Statistical optimization of cellulose nanocrystal from cotton cloth waste using sulfuric acid hydrolysis and response surface methodology

A statistical optimization of cotton cloth waste-based cellulose nanocrystal production was carried out using sulfuric acid hydrolysis and response surface methodology. The three independent variables, including sulfuric acid concentration (58–64 wt%), hydrolysis temperature (50–70 °C), and hydrolysis time (40–80 min) were selected by Box–Behnken design. The findings indicated that the quadratic polynomial models used to predict cellulose nanocrystal yield, crystallinity index, and average particle size were highly reliable, indicating strong relationships between the independent variables and the responses.

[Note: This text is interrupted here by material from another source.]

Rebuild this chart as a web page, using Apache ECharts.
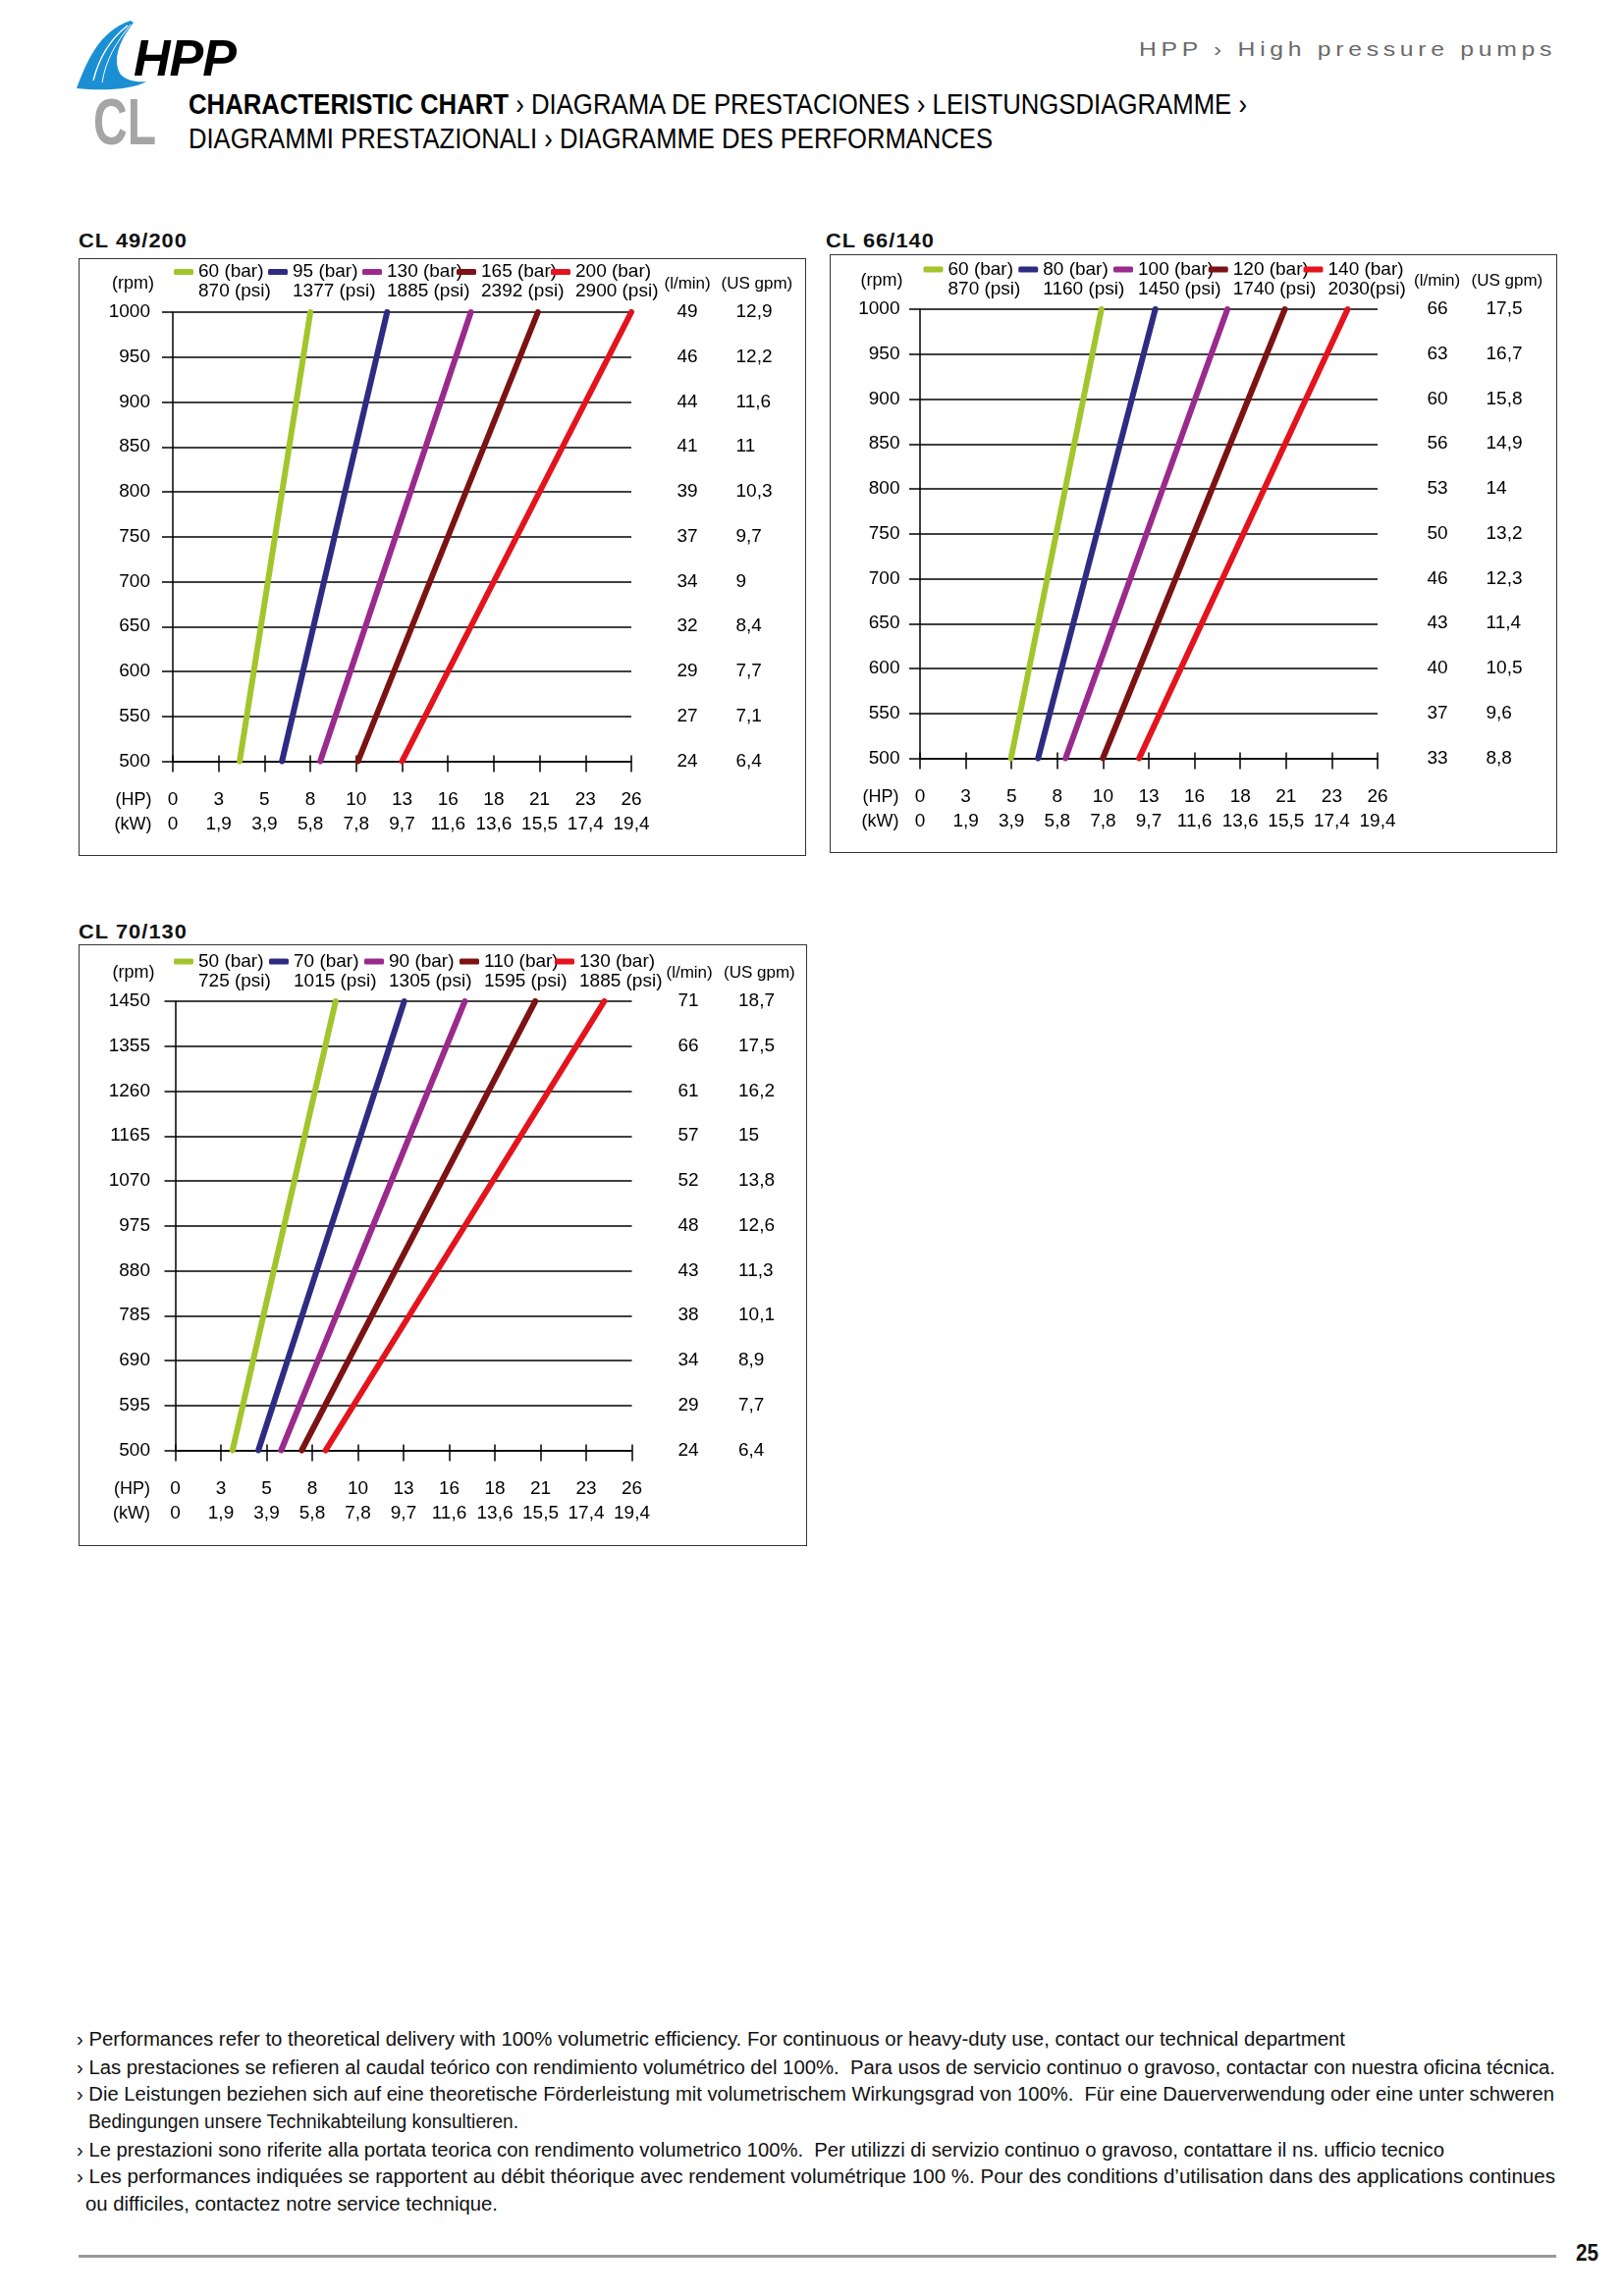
<!DOCTYPE html>
<html><head><meta charset="utf-8">
<script src="https://cdn.jsdelivr.net/npm/echarts/dist/echarts.min.js"></script>
<style>
html,body{margin:0;padding:0;background:#fff;}
#page{position:relative;width:1654px;height:2339px;overflow:hidden;font-family:'Liberation Sans',Arial,sans-serif;color:#111;}
.t{position:absolute;white-space:nowrap;line-height:1;transform-origin:0 50%;}
.box{position:absolute;box-sizing:border-box;border:1.5px solid #333;}
.box .c{position:absolute;left:-1.5px;top:-1.5px;}
</style>
</head><body><div id="page">
<svg style="position:absolute;left:0;top:0" width="300" height="160">
  <path d="M78 90 C88 64,100 32,133 21 L136 23 C121 42,114 62,123 76 C129 82,138 84,149 83 C136 91,106 93,78 90 Z" fill="#1b8fd3"/>
  <path d="M95 82 C101 58,112 40,130 26" stroke="#fff" stroke-width="1.4" fill="none"/>
  <path d="M104 84 C108 60,118 44,133 25" stroke="#fff" stroke-width="1" fill="none"/>
</svg>
<div class="t" style="left:136px;top:33px;font-size:52px;font-weight:bold;font-style:italic;color:#000;letter-spacing:-1px">HPP</div>
<div class="t" data-w="64" style="left:95px;top:91px;font-size:66px;font-weight:bold;color:#a5a5a5">CL</div>
<div class="t" data-w="425" style="left:1160px;top:39px;font-size:21px;color:#6a6a6a;letter-spacing:4px">HPP › High pressure pumps</div>
<div class="t" data-w="1078" style="left:192px;top:92px;font-size:29px;color:#000"><b>CHARACTERISTIC CHART</b> › DIAGRAMA DE PRESTACIONES › LEISTUNGSDIAGRAMME ›</div>
<div class="t" data-w="819" style="left:192px;top:127px;font-size:29px;color:#000">DIAGRAMMI PRESTAZIONALI › DIAGRAMME DES PERFORMANCES</div>

<div class="t" data-w="111" style="left:80px;top:234px;font-size:21px;font-weight:bold;color:#111;letter-spacing:1px">CL 49/200</div>
<div class="t" data-w="111" style="left:841px;top:234px;font-size:21px;font-weight:bold;color:#111;letter-spacing:1px">CL 66/140</div>
<div class="t" data-w="111" style="left:80px;top:938px;font-size:21px;font-weight:bold;color:#111;letter-spacing:1px">CL 70/130</div>

<div class="box" style="left:80px;top:263px;width:741px;height:609px"><div class="c" id="c1" style="width:741px;height:609px"></div></div>
<div class="box" style="left:845px;top:259px;width:741px;height:610px"><div class="c" id="c2" style="width:741px;height:610px"></div></div>
<div class="box" style="left:80px;top:962px;width:742px;height:613px"><div class="c" id="c3" style="width:742px;height:613px"></div></div>

<div class="t" data-w="1292" style="left:78px;top:2067px;font-size:20px">› Performances refer to theoretical delivery with 100% volumetric efficiency. For continuous or heavy-duty use, contact our technical department</div>
<div class="t" data-w="1506" style="left:78px;top:2096px;font-size:20px">› Las prestaciones se refieren al caudal teórico con rendimiento volumétrico del 100%.&nbsp; Para usos de servicio continuo o gravoso, contactar con nuestra oficina técnica.</div>
<div class="t" data-w="1505" style="left:78px;top:2123px;font-size:20px">› Die Leistungen beziehen sich auf eine theoretische Förderleistung mit volumetrischem Wirkungsgrad von 100%.&nbsp; Für eine Dauerverwendung oder eine unter schweren</div>
<div class="t" data-w="438" style="left:90px;top:2151px;font-size:20px">Bedingungen unsere Technikabteilung konsultieren.</div>
<div class="t" data-w="1393" style="left:78px;top:2180px;font-size:20px">› Le prestazioni sono riferite alla portata teorica con rendimento volumetrico 100%.&nbsp; Per utilizzi di servizio continuo o gravoso, contattare il ns. ufficio tecnico</div>
<div class="t" data-w="1506" style="left:78px;top:2207px;font-size:20px">› Les performances indiquées se rapportent au débit théorique avec rendement volumétrique 100 %. Pour des conditions d’utilisation dans des applications continues</div>
<div class="t" data-w="420" style="left:87px;top:2235px;font-size:20px">ou difficiles, contactez notre service technique.</div>
<div style="position:absolute;left:80px;top:2297px;width:1505px;height:3px;background:#999"></div>
<div class="t" data-w="23" style="left:1605px;top:2283px;font-size:24px;font-weight:bold">25</div>
</div>
<script>
// ---------- shared tick labels ----------
const HP_TICKS = ['0','3','5','8','10','13','16','18','21','23','26'];
const KW_TICKS = ['0','1,9','3,9','5,8','7,8','9,7','11,6','13,6','15,5','17,4','19,4'];
const HP_MAX = 26, HP_STEP = 2.6;
const COLORS = ['#a3c52c','#2e2c82','#9a2a8c','#7c1213','#e3141d'];

// ---------- CL 49/200 ----------
const cl49_rpm = [500, 1000], cl49_step = 50;
const cl49_bar = ['60 (bar)','95 (bar)','130 (bar)','165 (bar)','200 (bar)'];
const cl49_psi = ['870 (psi)','1377 (psi)','1885 (psi)','2392 (psi)','2900 (psi)'];
const cl49_hpLow  = [3.79, 6.19, 8.36, 10.5, 13.0];
const cl49_hpHigh = [7.8, 12.15, 16.9, 20.7, 26.0];
const cl49_lpm = ['24','27','29','32','34','37','39','41','44','46','49'];
const cl49_gpm = ['6,4','7,1','7,7','8,4','9','9,7','10,3','11','11,6','12,2','12,9'];

// ---------- CL 66/140 ----------
const cl66_rpm = [500, 1000], cl66_step = 50;
const cl66_bar = ['60 (bar)','80 (bar)','100 (bar)','120 (bar)','140 (bar)'];
const cl66_psi = ['870 (psi)','1160 (psi)','1450 (psi)','1740 (psi)','2030(psi)'];
const cl66_hpLow  = [5.17, 6.71, 8.27, 10.39, 12.45];
const cl66_hpHigh = [10.31, 13.37, 17.47, 20.73, 24.3];
const cl66_lpm = ['33','37','40','43','46','50','53','56','60','63','66'];
const cl66_gpm = ['8,8','9,6','10,5','11,4','12,3','13,2','14','14,9','15,8','16,7','17,5'];

// ---------- CL 70/130 ----------
const cl70_rpm = [500, 1450], cl70_step = 95;
const cl70_bar = ['50 (bar)','70 (bar)','90 (bar)','110 (bar)','130 (bar)'];
const cl70_psi = ['725 (psi)','1015 (psi)','1305 (psi)','1595 (psi)','1885 (psi)'];
const cl70_hpLow  = [3.26, 4.73, 6.03, 7.2, 8.56];
const cl70_hpHigh = [9.13, 13.04, 16.49, 20.5, 24.43];
const cl70_lpm = ['24','29','34','38','43','48','52','57','61','66','71'];
const cl70_gpm = ['6,4','7,7','8,9','10,1','11,3','12,6','13,8','15','16,2','17,5','18,7'];

// fit header/footer text widths
document.querySelectorAll('[data-w]').forEach(el => {
  const w = el.getBoundingClientRect().width;
  el.style.transform = 'scaleX(' + (el.dataset.w / w) + ')';
});

const FONT = "'Liberation Sans', Arial, sans-serif";
function makeOption(d, L) {
  const [min, max] = d.rpm;
  const yi = v => Math.round((v - min) / d.step);
  const xi = v => Math.round(v / HP_STEP);
  const black = {color:'#000', width:1.5};
  const hidden = {show:false};
  const rightAxis = (labels, margin, name, pad) => ({
    type:'value', position:'right', min, max, interval:d.step,
    axisLine:{show:false, onZero:false}, axisTick:hidden, splitLine:hidden,
    axisLabel:{margin, fontSize:19, color:'#000', fontFamily:FONT, formatter: v => labels[yi(v)]},
    name, nameLocation:'end', nameGap:28.5, nameMoveOverlap:false,
    nameTextStyle:{align:'left', verticalAlign:'middle', padding:[0,0,0,pad], fontSize:17, color:'#000', fontFamily:FONT}
  });
  return {
    animation:false,
    textStyle:{fontFamily:FONT},
    grid:{left:L.gl, top:L.gt, width:L.gw, height:L.gh, containLabel:false},
    legend: d.bar.map((n, i) => ({
      left:L.ll + i * L.ls, top:L.lt, padding:0, itemGap:0, itemWidth:20, itemHeight:6, icon:'roundRect',
      selectedMode:false, data:[n],
      formatter: nm => '\n' + nm + '\n' + d.psi[d.bar.indexOf(nm)],
      textStyle:{fontSize:19, lineHeight:20, color:'#000', fontFamily:FONT}
    })),
    xAxis:[
      {type:'value', min:0, max:HP_MAX, interval:HP_STEP, position:'bottom',
       axisLine:{show:true, onZero:false, lineStyle:black},
       axisTick:{show:true, length:11, lineStyle:black},
       splitLine:hidden,
       axisLabel:{margin:26.5, fontSize:19, lineHeight:25.5, color:'#000', fontFamily:FONT, showMinLabel:true, showMaxLabel:true,
         formatter: v => HP_TICKS[xi(v)] + '\n' + KW_TICKS[xi(v)]},
       name:'(HP)\n(kW)', nameLocation:'start', nameGap:L.hg, nameMoveOverlap:false,
       nameTextStyle:{align:'right', verticalAlign:'top', padding:[26.5,0,0,0], fontSize:18, lineHeight:25.5, color:'#000', fontFamily:FONT}},
      {type:'value', min:0, max:HP_MAX, interval:HP_STEP, position:'bottom',
       axisLine:{show:false, onZero:false}, axisTick:{show:true, inside:true, length:6, lineStyle:black},
       axisLabel:hidden, splitLine:hidden}
    ],
    yAxis:[
      {type:'value', position:'left', min, max, interval:d.step,
       axisLine:{show:true, onZero:false, lineStyle:black},
       axisTick:{show:true, length:11, lineStyle:black},
       splitLine:{show:true, lineStyle:black},
       axisLabel:{margin:L.rm, fontSize:19, color:'#000', fontFamily:FONT, showMinLabel:true, showMaxLabel:true,
         formatter: v => String(v)},
       name:'(rpm)', nameLocation:'end', nameGap:28.5, nameMoveOverlap:false,
       nameTextStyle:{align:'right', verticalAlign:'middle', padding:[0,L.rp,0,0], fontSize:18, color:'#000', fontFamily:FONT}},
      rightAxis(d.lpm, L.m1, '(l/min)', L.p1),
      rightAxis(d.gpm, L.m2, '(US gpm)', L.p2)
    ],
    series: d.bar.map((n, i) => ({
      name:n, type:'line', xAxisIndex:0, yAxisIndex:0, clip:false, silent:true,
      symbol:'none', showSymbol:false, z:5,
      itemStyle:{color:COLORS[i]},
      lineStyle:{color:COLORS[i], width:6, cap:'round'},
      data:[[d.hpLow[i], min], [d.hpHigh[i], max]]
    }))
  };
}

const charts = [
  ['c1', {rpm:cl49_rpm, step:cl49_step, bar:cl49_bar, psi:cl49_psi, hpLow:cl49_hpLow, hpHigh:cl49_hpHigh, lpm:cl49_lpm, gpm:cl49_gpm},
         {gl:96, gt:55, gw:467, gh:457.5, ll:97, ls:96, lt:-16, rm:23, rp:19, hg:21.5, m1:46.5, p1:33.5, m2:106.5, p2:91.5}],
  ['c2', {rpm:cl66_rpm, step:cl66_step, bar:cl66_bar, psi:cl66_psi, hpLow:cl66_hpLow, hpHigh:cl66_hpHigh, lpm:cl66_lpm, gpm:cl66_gpm},
         {gl:92, gt:56, gw:466, gh:457.5, ll:95.5, ls:96.75, lt:-14.5, rm:20.5, rp:17.5, hg:21.5, m1:50.5, p1:37, m2:110.5, p2:95.5}],
  ['c3', {rpm:cl70_rpm, step:cl70_step, bar:cl70_bar, psi:cl70_psi, hpLow:cl70_hpLow, hpHigh:cl70_hpHigh, lpm:cl70_lpm, gpm:cl70_gpm},
         {gl:98.5, gt:58, gw:465, gh:457.5, ll:97, ls:97, lt:-12.5, rm:25.5, rp:21, hg:25.5, m1:47, p1:35, m2:108.5, p2:93.5}]
];
charts.forEach(([id, d, L]) => {
  const c = echarts.init(document.getElementById(id), null, {renderer:'canvas'});
  c.setOption(makeOption(d, L));
});
</script>
</body></html>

The optimized conditions for acid hydrolysis were identified as 61.27 wt% sulfuric acid concentration, a hydrolysis temperature of 50 °C, and a hydrolysis time of 56 min. At these conditions, the experimentally highest cellulose nanocrystal yield and crystallinity index were 44.57 and 86.29%, respectively, while the smallest average particle size was 160 nm. The analysis of interaction effects indicated that the crystallinity index tended to increase under strong hydrolysis conditions, but the strong hydrolysis conditions caused a decrease in yield and average particle size. Moreover, the obtained cellulose nanocrystal properties met the required specifications, indicating cotton cloth waste is a prospective cellulose source for bio-nanomaterial production on an industrial scale. Besides, effective optimization measures can potentially curtail excessive costs in cellulose nanocrystal preparation.